Task instructions:
Your output must consist solely of the lines from the "Write the seaborn" line through the "plt.rcParams['font.family'] = ['Noto" line, exactly as written, without images.

Task data:
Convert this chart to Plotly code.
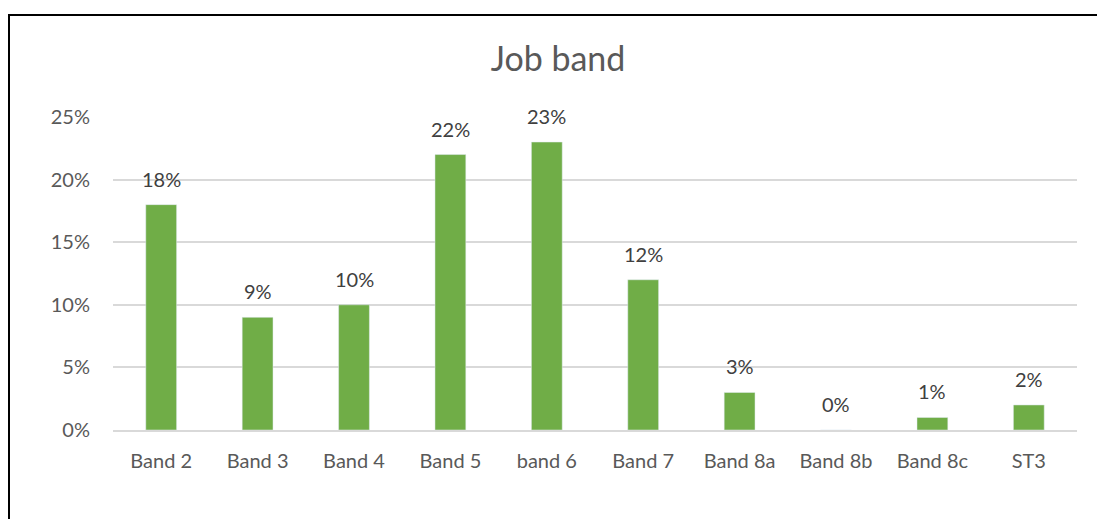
import plotly.graph_objects as go

categories = ["Band 2", "Band 3", "Band 4", "Band 5", "band 6", "Band 7", "Band 8a", "Band 8b", "Band 8c", "ST3"]
values = [0.18, 0.09, 0.10, 0.22, 0.23, 0.12, 0.03, 0.00, 0.01, 0.02]
labels = ["18%", "9%", "10%", "22%", "23%", "12%", "3%", "0%", "1%", "2%"]
y_ticks = [0, 0.05, 0.10, 0.15, 0.20, 0.25]
y_tick_text = ["0%", "5%", "10%", "15%", "20%", "25%"]

FONT = "Lato"
W, H = 1097, 519
L, R, T, B = 113, 20, 117, 89
pw, ph = W - L - R, H - T - B

fig = go.Figure(go.Bar(x=categories, y=values, marker_color="#70AD47", width=0.32,
                       hoverinfo="skip"))

for c, v, t in zip(categories, values, labels):
    fig.add_annotation(x=c, y=v, text=t, showarrow=False, yanchor="middle", yshift=26,
                       font=dict(family=FONT, size=20, color="#404040"))

def px(x):
    return (x - L) / pw

def py(y):
    return (H - B - y) / ph

fig.add_shape(type="path", xref="paper", yref="paper",
              path=f"M {px(9)} {py(530)} L {px(9)} {py(15)} L {px(1100)} {py(15)}",
              line=dict(color="black", width=2))

fig.update_layout(
    width=W, height=H,
    margin=dict(l=L, r=R, t=T, b=B),
    paper_bgcolor="white", plot_bgcolor="white",
    showlegend=False,
    title=dict(text="Job band", x=558 / W, xref="container", xanchor="center",
               y=1 - 59 / H, yanchor="middle",
               font=dict(family=FONT, size=34, color="#595959")),
    xaxis=dict(showgrid=False, showline=True, linecolor="#D9D9D9", linewidth=1.5,
               ticks="", tickfont=dict(family=FONT, size=20, color="#595959"),
               ticklabelstandoff=12),
    yaxis=dict(range=[0, 0.25], tickvals=y_ticks, ticktext=y_tick_text,
               showgrid=True, gridcolor="#D9D9D9", gridwidth=1.5, zeroline=False,
               showline=False, ticks="",
               tickfont=dict(family=FONT, size=20, color="#595959"),
               ticklabelstandoff=22),
)

fig.write_html("out.html")
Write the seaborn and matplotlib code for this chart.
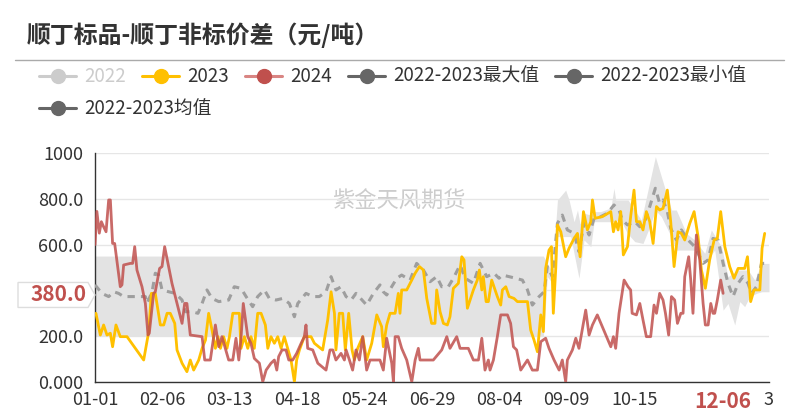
import numpy as np
import matplotlib
matplotlib.use('Agg')
import matplotlib.pyplot as plt
import matplotlib.transforms as mtransforms
from matplotlib.patches import Polygon
from matplotlib.lines import Line2D
import seaborn as sns
import pandas as pd

sns.set_theme(style='white')
plt.rcParams['font.family'] = ['Noto Sans CJK SC', 'DejaVu Sans']

# ---------------- data ----------------
title = '顺丁标品-顺丁非标价差（元/吨）'
watermark = '紫金天风期货'
x_tick_pos = [0, 36, 72, 108, 144, 180, 216, 252, 288, 324, 360]
x_tick_labels = ['01-01', '02-06', '03-13', '04-18', '05-24', '06-29', '08-04', '09-09', '10-15', '', '3']
y_ticks = [0, 200, 400, 600, 800, 1000]
y_tick_labels = ['0.000', '200.0', '', '600.0', '800.0', '1000']
pointer_x_label = '12-06'
pointer_x_pos = 335.5
pointer_y_value = 380.0
legend_names = ['2022', '2023', '2024', '2022-2023最大值', '2022-2023最小值', '2022-2023均值']

# (day index, value)
s2023 = [(0.5,300),(2.85,205),(4.6,249),(6.4,205),(8.2,213),(9.4,154),(11.2,249),(13.5,198),(17.1,198),(26,96),(28.7,220),(30.1,387),(32.2,387),(34.9,249),(36.7,249),(38.5,300),(40.2,300),(42.6,256),(43.8,140),(46.5,82),(49.1,45),(50.9,96),(52.7,52),(55.4,96),(57.2,147),(59,183),(60.7,300),(62.5,227),(64.3,147),(65.7,198),(67,147),(68.7,198),(70.5,147),(71.8,198),
         (73.6,300),(77.1,300),(78,147),(79.8,198),(81.6,147),(83.3,198),(85.1,147),(86.9,300),(88.7,300),(91,249),(92.3,147),(94,198),(95.8,169),(97.6,198),(99.4,147),(101.1,198),(102.9,147),(104.7,96),(106.5,1),(107.7,96),(109.2,140),(111.8,198),(115.4,198),(117.2,169),(121.6,140),(124.3,271),(126.1,394),(127.9,300),(128.7,140),(130.5,300),(132.3,300),(133.7,140),(135.5,300),(137.3,140),(138.5,96),(140.3,147),(143,198),
         (145.1,96),(147.8,169),(150.5,293),(153.1,242),(154,154),(155.8,249),(157.6,300),(160.3,300),(162,387),(162.9,300),(163.8,402),(166.5,402),(169.2,445),(171,475),(173.3,504),(175.4,489),(177.2,365),(179.8,256),(181.6,256),(182.5,402),(184.3,307),(186.1,256),(188.2,249),(189.6,285),(191.4,409),(194.1,431),(195.9,547),(197.1,533),(198.9,322),(202.1,402),(204.2,445),(205.3,489),(206.6,402),(207.4,460),(208.9,351),(210.1,351),(211.9,445),
         (213.1,416),(214.9,373),(216.7,336),(217.6,402),(219.4,416),(221.2,373),(223.8,365),(225.6,351),(231,351),(232.7,227),(234.5,183),(236.3,132),(238.1,293),(239.5,220),(240.7,496),(242.5,576),(243.8,591),(244.8,300),(246.1,496),(247,686),(248.8,656),(251.4,547),(253.2,584),(255.9,627),(257.7,649),(259.1,547),(260.9,744),(263,664),(264.8,700),(265.7,795),(267.1,715),(271,722),(275.5,744),(276.9,656),(278.1,700),(279.4,664),(280.8,744),(282.2,555),(284.4,591),(286.1,722),
         (287.9,838),(289.2,700),(291,700),(292.7,664),(294.5,744),(296.3,700),(298.1,605),(299.9,766),(301.6,751),(303.4,758),(305.7,838),(307.5,700),(309.3,504),(311.4,656),(313.2,649),(315,620),(317.7,693),(320,744),(322.1,635),(323.9,489),(326,409),(328.3,533),(330.7,620),(332.4,627),(334.2,744),(336.4,591),(339,504),(341.3,453),(343.5,496),(347,496),(348.5,547),(350.2,351),(352,402),(355.1,402),(356.3,584),(357.7,649)]

s2024 = [(0,600),(1,745),(2.3,650),(3.4,700),(4.6,678),(5.9,656),(7.3,795),(8.2,795),(9.4,605),(10.5,605),(13.5,416),(14.4,424),(15.3,511),(18.9,518),(20.1,518),(21.2,591),(22.4,489),(25.1,416),(26.9,343),(28.3,205),(29,213),(31.3,387),(32.2,394),(34.5,496),(35.8,504),(37.2,591),(41.1,431),(46.5,256),(47.9,343),(49.1,343),(50.9,205),(57.2,198),(58.6,96),(61.6,96),(64.3,249),(66.1,154),(67.8,198),(71.4,96),
         (73.6,96),(75.3,191),(76.8,96),(78,191),(79.2,343),(81.6,198),(83.3,169),(85.1,103),(87.8,82),(89.6,1),(91.4,52),(94,82),(95.8,96),(97.1,52),(98.1,111),(99.9,140),(102,140),(103.5,96),(105.6,96),(107.7,125),(110.1,169),(111.8,198),(112.7,249),(113.6,147),(116.3,140),(119,82),(123.4,52),(125.5,140),(127,140),(128.7,96),(131.4,125),(133.2,96),(134.1,140),(135.9,96),(137.6,52),(139.4,140),(141.2,96),(143,198),
         (145.1,52),(146.9,96),(152.2,96),(154,52),(155.8,191),(158.5,82),(159.4,1),(160.3,198),(162,198),(163.8,147),(166.5,96),(169.2,1),(171,96),(172.7,147),(173.6,96),(175.4,96),(180.7,96),(185.2,140),(187.9,198),(189.6,147),(193.2,198),(195,147),(199.4,147),(202.1,96),(204.8,96),(206.6,191),(208.3,52),(210.1,96),(211,52),(212.8,96),
         (214.9,198),(216.7,293),(220.3,293),(222,256),(223.5,154),(225.2,140),(227.4,52),(231,96),(233.6,52),(236.3,52),(238.1,176),(240.7,191),(242.5,147),(245.2,96),(247.9,52),(249.6,96),(251.4,1),(252.3,96),(255,140),(256.8,191),(258.5,147),(262.1,314),(263.9,205),(265.7,249),(268.3,293),(275.5,154),(276.9,198),(278.1,147),(279.9,300),(282.6,445),
         (284.7,416),(286.1,402),(286.9,300),(289.2,293),(291,343),(292.7,271),(294.5,198),(296.8,198),(298.6,336),(299.9,300),(301.6,387),(303.4,358),(304.7,300),(306.4,205),(307.9,373),(309.6,358),(311.1,256),(312.9,300),(314.1,300),(315,460),(317.1,547),(318.2,445),(319.4,300),(321.2,642),(323,533),(324.8,343),(326,249),(327.5,249),(328.9,343),(330.1,300),(331,300),(332.4,358),(334.2,445),(335.5,387)]

s_mean = [(0,424),(3.7,387),(7.3,373),(10,394),(12.6,387),(15.3,373),(20.7,373),(26.9,373),(27.8,343),(30.5,394),(32.2,475),(34,467),(35.8,402),(39.4,394),(42.9,387),(46.5,358),(48.3,307),(51.8,307),(55,300),(57.2,343),(59.8,402),(62.5,365),(66.1,351),(71.4,358),
          (74.4,416),(78,409),(80.7,373),(84.2,329),(86.9,373),(90.5,402),(93.1,365),(96.7,358),(100.3,365),(103.8,343),(106.5,285),(108.3,343),(112.7,387),(116.3,373),(119.8,373),(123.4,394),(126.1,460),(128.7,402),(131.4,416),(134.1,373),(136.8,358),(139.4,387),
          (145.1,336),(148.7,387),(152.2,424),(154,394),(155.8,380),(161.2,453),(163.8,467),(168.3,445),(171.8,518),(175.4,489),(179,438),(182.5,460),(185.2,416),(188.7,416),(191.4,453),(195,511),(197.7,453),(202.1,431),(205.7,518),(209.2,460),
          (213.1,475),(215.8,453),(217.6,467),(221.2,460),(224.7,453),(228.3,445),(231,402),(233.6,336),(237.2,373),(239.9,394),(241.6,504),(244.3,460),(247,693),(249.6,729),(252.3,664),(255.9,649),(258.5,569),(261.2,693),(263.9,642),(266.6,715),(270.1,722),(273.7,737),(277.2,773),(279.9,751),(281.7,707),(284.4,686),
          (288.3,700),(291,678),(293.6,700),(296.3,766),(299.3,846),(301.6,780),(303.4,795),(305.7,744),(307.5,671),(310.5,620),(313.2,664),(316.8,620),(320.3,591),(323,547),(324.8,518),(327.5,533),(330.1,627),(332.8,620),(335.5,518),(338.1,431),(340.8,373),(343.5,431),(346.1,460),(348.8,431),(350.6,387),(353.3,416),(356,518),(360,518)]

s_max = [(0,550),(239.5,550),(241.6,518),(244.3,480),(247,795),(251.4,838),(253.2,795),(255.9,700),(257.7,751),(259.1,690),(261.2,737),(264.8,729),(266.6,744),(270.1,744),(275.5,760),(277.2,846),(278.1,795),(284.7,795),(291.8,707),(299.3,984),(302.5,897),(307.9,751),(310.5,751),(315.9,649),(320.3,620),(325.7,562),(329.2,664),(334.6,591),(338.1,460),(343.5,489),(348.8,489),(352.4,445),(356,518),(360,518)]

s_min = [(0,200),(239.5,200),(241.6,460),(244.3,431),(247,635),(250.5,635),(254.1,635),(258.5,453),(261.2,620),(264.8,591),(266.6,700),(275.5,700),(280.8,707),(284.4,649),(288.3,613),(292.7,605),(296.3,678),(299.3,751),(302.5,722),(306.9,649),(310.5,576),(320.3,576),(325.7,518),(331,576),(335.5,314),(338.1,343),(341.7,249),(344.4,351),(347,329),(349.7,373),(353.3,387),(356,394),(360,394)]

# ---------------- figure ----------------
W, H = 799, 420
fig = plt.figure(figsize=(W / 100, H / 100), dpi=100)
ax = fig.add_axes([95 / W, (H - 382) / H, (769 - 95) / W, (382 - 153) / H])

def to_df(pairs):
    return pd.DataFrame(pairs, columns=['day', 'value'])

d23, d24, dmean, dmax, dmin = map(to_df, [s2023, s2024, s_mean, s_max, s_min])

# band between min and max
xs = np.union1d(dmax['day'].values, dmin['day'].values)
ax.fill_between(xs, np.interp(xs, dmin['day'], dmin['value']),
                np.interp(xs, dmax['day'], dmax['value']),
                color='#e3e3e3', lw=0, zorder=1)

sns.lineplot(data=dmean, x='day', y='value', ax=ax, color='#9e9e9e', linewidth=2.2,
             linestyle=(0, (2.4, 2.0)), estimator=None, zorder=3)
sns.lineplot(data=d23, x='day', y='value', ax=ax, color='#FFC000', linewidth=2.0,
             estimator=None, zorder=4)
sns.lineplot(data=d24, x='day', y='value', ax=ax, color='#c0504d', alpha=0.85, linewidth=2.0,
             estimator=None, zorder=5)

ax.set_xlim(0, 360)
ax.set_ylim(0, 1000)
ax.set_xlabel('')
ax.set_ylabel('')
ax.set_xticks(x_tick_pos)
ax.set_xticklabels(x_tick_labels)
ax.set_yticks(y_ticks)
ax.set_yticklabels(y_tick_labels)
ax.tick_params(axis='both', direction='out', length=3.6, width=1, color='#333333',
               labelcolor='#333333', labelsize=13)
ax.tick_params(axis='x', pad=3)
ax.tick_params(axis='y', pad=5)
ax.yaxis.grid(True, color='#e6e6e6', lw=1)
ax.xaxis.grid(False)
ax.set_axisbelow(True)
for s in ['top', 'right']:
    ax.spines[s].set_visible(False)
for s in ['left', 'bottom']:
    ax.spines[s].set_color('#333333')
    ax.spines[s].set_linewidth(1)
ax.set_facecolor('white')

# watermark
ax.text(0.45, 0.79, watermark, transform=ax.transAxes, ha='center', va='center',
        fontsize=16, color='#cccccc', zorder=0.5)

# title + separator
fig.text(27 / W, 1 - 35 / H, title, fontsize=17.2, fontweight='bold', color='#333333',
         va='center', ha='left')
fig.add_artist(Line2D([15 / W, 784 / W], [1 - 60 / H] * 2, color='#aaaaaa', lw=1))

# legend (manual, echarts style)
legend_style = [
    ('#cccccc', '#cccccc', '#cccccc'),
    ('#FFC000', '#FFC000', '#333333'),
    ('#d98583', '#c0504d', '#333333'),
    ('#666666', '#666666', '#333333'),
    ('#666666', '#666666', '#333333'),
    ('#666666', '#666666', '#333333'),
]
legend_pos = [(39, 76), (142, 76), (245, 76), (348, 76), (555, 76), (39, 108)]
for name, (lc, mc, tc), (px, py) in zip(legend_names, legend_style, legend_pos):
    yy = 1 - py / H
    fig.add_artist(Line2D([px / W, (px + 37) / W], [yy, yy], color=lc, lw=2.2))
    fig.add_artist(Line2D([(px + 18.5) / W], [yy], marker='o', markersize=10, color=mc, lw=0))
    fig.text((px + 45) / W, yy, name, fontsize=13.5, color=tc, va='center', ha='left')

# y-axis pointer label
tr = mtransforms.blended_transform_factory(fig.transFigure, ax.transData)
hh = 12.5 / 229 * 1000
poly = Polygon([(18 / W, pointer_y_value - hh), (88 / W, pointer_y_value - hh),
                (95 / W, pointer_y_value), (88 / W, pointer_y_value + hh),
                (18 / W, pointer_y_value + hh)], closed=True, transform=tr,
               facecolor='white', edgecolor='#dddddd', lw=1, clip_on=False, zorder=10)
fig.add_artist(poly)
fig.text(87 / W, pointer_y_value, f'{pointer_y_value:.1f}', transform=tr, fontsize=15,
         fontweight='bold', color='#c0504d', ha='right', va='center', zorder=11)

# x-axis pointer label
trx = mtransforms.blended_transform_factory(ax.transData, fig.transFigure)
fig.text(pointer_x_pos, 1 - 402 / H, pointer_x_label, transform=trx, fontsize=15,
         fontweight='bold', color='#c0504d', ha='center', va='center')

fig.savefig('out.png', dpi=100)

Final result:
Write the seaborn and matplotlib code for this chart.
import numpy as np
import matplotlib
matplotlib.use('Agg')
import matplotlib.pyplot as plt
import matplotlib.transforms as mtransforms
from matplotlib.patches import Polygon
from matplotlib.lines import Line2D
import seaborn as sns
import pandas as pd

sns.set_theme(style='white')
plt.rcParams['font.family'] = ['Noto Sans CJK SC', 'DejaVu Sans']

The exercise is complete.